## [Requirement]
Repeat the lines below exactly as they appear, but leave out the images.

--- BEGIN Source data ---

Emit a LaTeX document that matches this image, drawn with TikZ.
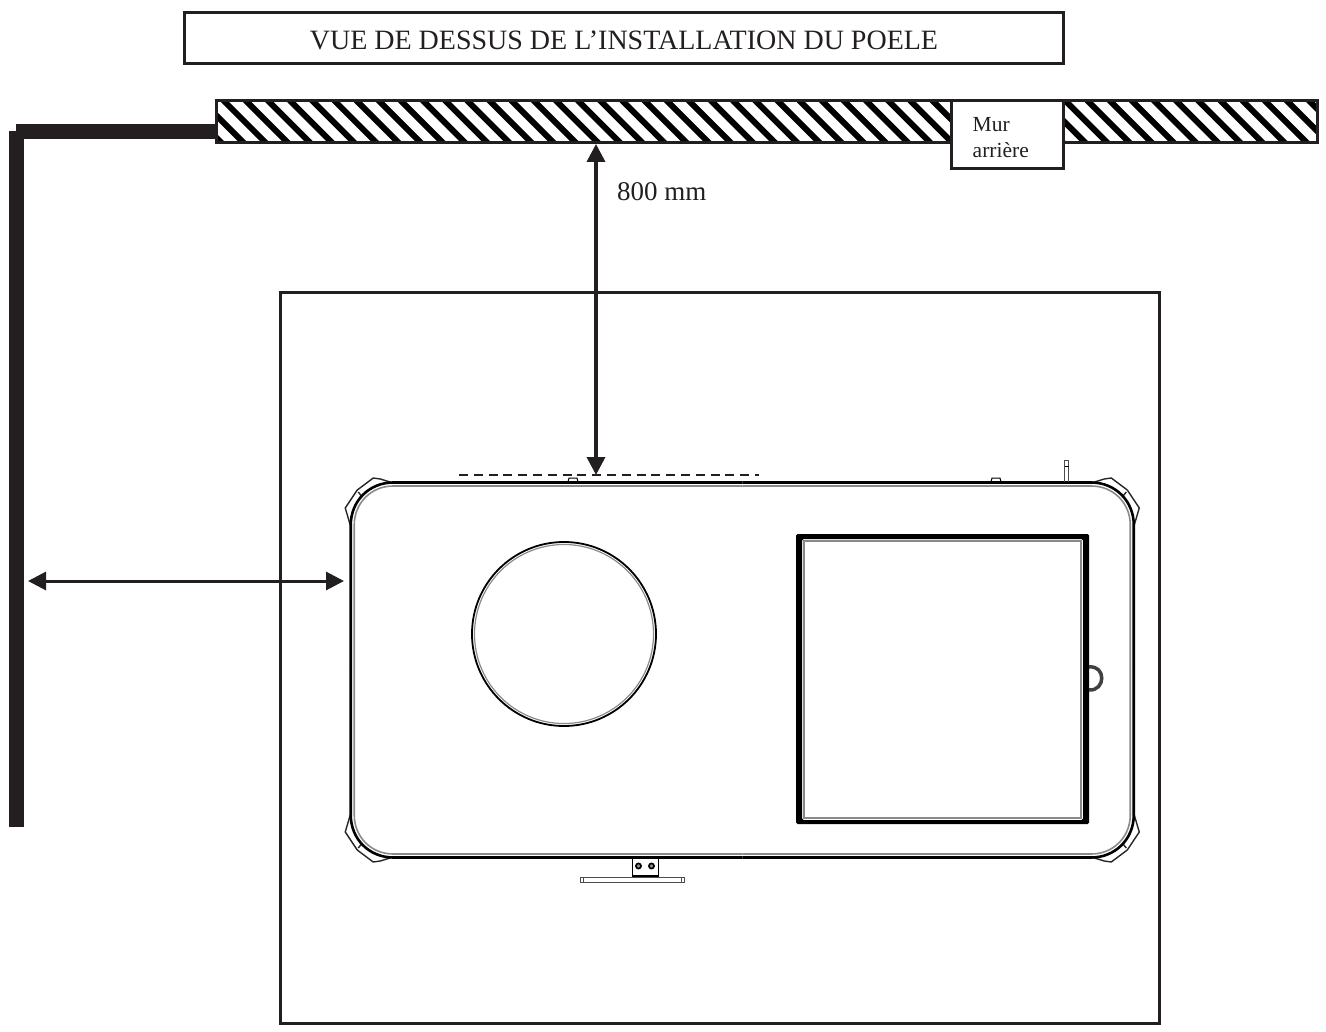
\documentclass[tikz,border=0pt]{standalone}
\usepackage{fontspec}
\setmainfont{Liberation Serif}
\usetikzlibrary{arrows.meta}
\definecolor{ink}{HTML}{231F20}
\definecolor{soft}{HTML}{8A8A8A}
\tikzset{
  boxed/.style={draw=ink,line width=2.6pt,fill=white},
  label/.style={text=ink,inner sep=0pt},
  smalllabel/.style={text=ink,inner sep=0pt,align=left,font=\fontsize{21.5}{26}\selectfont},
  dim/.style={draw=ink,line width=3.6pt,{Triangle[length=18pt,width=18pt]}-{Triangle[length=18pt,width=18pt]}},
  stovesoft/.style={draw=soft,line width=1.6pt},
  fine/.style={draw=black,line width=1pt},
  capline/.style={draw=black!85,line width=1.4pt,line join=round},
}
\begin{document}
\begin{tikzpicture}[x=1pt,y=-1pt]
\useasboundingbox (0,0) rectangle (1326,1032);
% hatched back wall
\begin{scope}
\clip (216.5,101) rectangle (1317,143);
\foreach \i in {0,...,52} {
  \draw[black,line width=6pt] ({178.7+22.15*\i},100) -- ++(44,44);
}
\end{scope}
\draw[draw=ink,line width=3pt] (216.5,101) rectangle (1317,143);
% side wall
\fill[ink] (16,124) rectangle (217,139);
\fill[ink] (9,131) rectangle (24,827);
% title
\node[boxed,minimum width=879pt,minimum height=51pt,inner sep=0pt] (title) at (624,38) {};
\node[label,font=\fontsize{28}{32}\selectfont] (titletext) at (624,40) {VUE DE DESSUS DE L’INSTALLATION DU POELE};
% wall label
\node[boxed,minimum width=112pt,minimum height=67.5pt,inner sep=0pt] (murbox) at (1007.5,134.75) {};
\node[smalllabel,anchor=west] (murtext) at (972.5,137.5) {Mur\\arrière};
% base plate
\node[boxed,minimum width=879pt,minimum height=731pt,inner sep=0pt,fill=none] (plate) at (720,658) {};
% stove body and corner caps, one quadrant at a time
\foreach \sx/\sy in {1/1,-1/1,1/-1,-1/-1} {
  \begin{scope}[shift={(742.25,670)},xscale=\sx,yscale=\sy]
    \draw[capline] (-392,-145) -- (-397,-162) -- (-385,-180) -- (-369,-192) -- (-362,-191) -- (-349,-187);
    \draw[capline] (-384,-178) -- (-380,-173);
    \draw[draw=black,line width=2.6pt] (0,-187.5) -- (-349,-187.5) .. controls (-373,-187.5) and (-391.5,-169) .. (-391.5,-145) -- (-391.5,0);
    \draw[stovesoft] (0,-184) -- (-349,-184) .. controls (-371,-184) and (-388,-167) .. (-388,-145) -- (-388,0);
  \end{scope}
}
% flue circle
\draw[draw=black,line width=1.8pt] (564,634) circle (92);
\draw[draw=soft,line width=1.2pt] (564,634) circle (89.5);
% firebox door
\fill[black,even odd rule,rounded corners=1.5pt] (796,534) rectangle (1089,824) (802,539) rectangle (1083,820);
\draw[draw=soft,line width=1.2pt] (804,541) rectangle (1081,818);
% door handle
\draw[draw=black!75,line width=3.5pt] (1089,667) .. controls (1106,665) and (1106,691) .. (1089,690);
% small parts on the rear edge
\draw[fine] (568,482) -- (569,478) -- (577,478) -- (578,482);
\draw[fine] (991,482) -- (992,478) -- (1000,478) -- (1001,482);
\draw[draw=black!70,line width=1pt] (1064.5,482) -- (1064.5,460.5) -- (1068.5,460.5) -- (1068.5,482);
\draw[draw=black,line width=1pt] (1064.5,466) -- (1068.5,466);
% front bracket
\draw[fine] (632,858) rectangle (658,876);
\draw[draw=black,line width=1.6pt] (632,876) -- (658,876);
\foreach \px in {638.5,651.5} {
  \draw[draw=black,line width=1.6pt,fill=soft] (\px,866) circle (2.6);
}
\draw[draw=black!70,line width=1pt] (580,877) rectangle (684,882);
\draw[draw=black!70,line width=1pt] (583,877) -- (583,882) (681,877) -- (681,882);
% rear reference line
\coordinate (refleft) at (459,475);
\coordinate (refright) at (759,475);
\draw[draw=ink,line width=2.5pt,dash pattern=on 9pt off 5.8pt] (refleft) -- (refright);
% dimensions
\coordinate (walledge) at (596,144);
\coordinate (stoverear) at (596,475);
\coordinate (sidewall) at (28,581);
\coordinate (stoveside) at (344,581);
\draw[dim] (walledge) -- (stoverear);
\draw[dim,line width=3pt] (sidewall) -- (stoveside);
\node[label,font=\fontsize{27}{31}\selectfont,anchor=west] (dimtext) at (617,192) {800 mm};
\end{tikzpicture}
\end{document}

--- END Source data ---

## [Exercise output]
Emit a LaTeX document that matches this image, drawn with TikZ.
\documentclass[tikz,border=0pt]{standalone}
\usepackage{fontspec}
\setmainfont{Liberation Serif}
\usetikzlibrary{arrows.meta}
\definecolor{ink}{HTML}{231F20}
\definecolor{soft}{HTML}{8A8A8A}
\tikzset{
  boxed/.style={draw=ink,line width=2.6pt,fill=white},
  label/.style={text=ink,inner sep=0pt},
  smalllabel/.style={text=ink,inner sep=0pt,align=left,font=\fontsize{21.5}{26}\selectfont},
  dim/.style={draw=ink,line width=3.6pt,{Triangle[length=18pt,width=18pt]}-{Triangle[length=18pt,width=18pt]}},
  stovesoft/.style={draw=soft,line width=1.6pt},
  fine/.style={draw=black,line width=1pt},
  capline/.style={draw=black!85,line width=1.4pt,line join=round},
}
\begin{document}
\begin{tikzpicture}[x=1pt,y=-1pt]
\useasboundingbox (0,0) rectangle (1326,1032);
% hatched back wall
\begin{scope}
\clip (216.5,101) rectangle (1317,143);
\foreach \i in {0,...,52} {
  \draw[black,line width=6pt] ({178.7+22.15*\i},100) -- ++(44,44);
}
\end{scope}
\draw[draw=ink,line width=3pt] (216.5,101) rectangle (1317,143);
% side wall
\fill[ink] (16,124) rectangle (217,139);
\fill[ink] (9,131) rectangle (24,827);
% title
\node[boxed,minimum width=879pt,minimum height=51pt,inner sep=0pt] (title) at (624,38) {};
\node[label,font=\fontsize{28}{32}\selectfont] (titletext) at (624,40) {VUE DE DESSUS DE L’INSTALLATION DU POELE};
% wall label
\node[boxed,minimum width=112pt,minimum height=67.5pt,inner sep=0pt] (murbox) at (1007.5,134.75) {};
\node[smalllabel,anchor=west] (murtext) at (972.5,137.5) {Mur\\arrière};
% base plate
\node[boxed,minimum width=879pt,minimum height=731pt,inner sep=0pt,fill=none] (plate) at (720,658) {};
% stove body and corner caps, one quadrant at a time
\foreach \sx/\sy in {1/1,-1/1,1/-1,-1/-1} {
  \begin{scope}[shift={(742.25,670)},xscale=\sx,yscale=\sy]
    \draw[capline] (-392,-145) -- (-397,-162) -- (-385,-180) -- (-369,-192) -- (-362,-191) -- (-349,-187);
    \draw[capline] (-384,-178) -- (-380,-173);
    \draw[draw=black,line width=2.6pt] (0,-187.5) -- (-349,-187.5) .. controls (-373,-187.5) and (-391.5,-169) .. (-391.5,-145) -- (-391.5,0);
    \draw[stovesoft] (0,-184) -- (-349,-184) .. controls (-371,-184) and (-388,-167) .. (-388,-145) -- (-388,0);
  \end{scope}
}
% flue circle
\draw[draw=black,line width=1.8pt] (564,634) circle (92);
\draw[draw=soft,line width=1.2pt] (564,634) circle (89.5);
% firebox door
\fill[black,even odd rule,rounded corners=1.5pt] (796,534) rectangle (1089,824) (802,539) rectangle (1083,820);
\draw[draw=soft,line width=1.2pt] (804,541) rectangle (1081,818);
% door handle
\draw[draw=black!75,line width=3.5pt] (1089,667) .. controls (1106,665) and (1106,691) .. (1089,690);
% small parts on the rear edge
\draw[fine] (568,482) -- (569,478) -- (577,478) -- (578,482);
\draw[fine] (991,482) -- (992,478) -- (1000,478) -- (1001,482);
\draw[draw=black!70,line width=1pt] (1064.5,482) -- (1064.5,460.5) -- (1068.5,460.5) -- (1068.5,482);
\draw[draw=black,line width=1pt] (1064.5,466) -- (1068.5,466);
% front bracket
\draw[fine] (632,858) rectangle (658,876);
\draw[draw=black,line width=1.6pt] (632,876) -- (658,876);
\foreach \px in {638.5,651.5} {
  \draw[draw=black,line width=1.6pt,fill=soft] (\px,866) circle (2.6);
}
\draw[draw=black!70,line width=1pt] (580,877) rectangle (684,882);
\draw[draw=black!70,line width=1pt] (583,877) -- (583,882) (681,877) -- (681,882);
% rear reference line
\coordinate (refleft) at (459,475);
\coordinate (refright) at (759,475);
\draw[draw=ink,line width=2.5pt,dash pattern=on 9pt off 5.8pt] (refleft) -- (refright);
% dimensions
\coordinate (walledge) at (596,144);
\coordinate (stoverear) at (596,475);
\coordinate (sidewall) at (28,581);
\coordinate (stoveside) at (344,581);
\draw[dim] (walledge) -- (stoverear);
\draw[dim,line width=3pt] (sidewall) -- (stoveside);
\node[label,font=\fontsize{27}{31}\selectfont,anchor=west] (dimtext) at (617,192) {800 mm};
\end{tikzpicture}
\end{document}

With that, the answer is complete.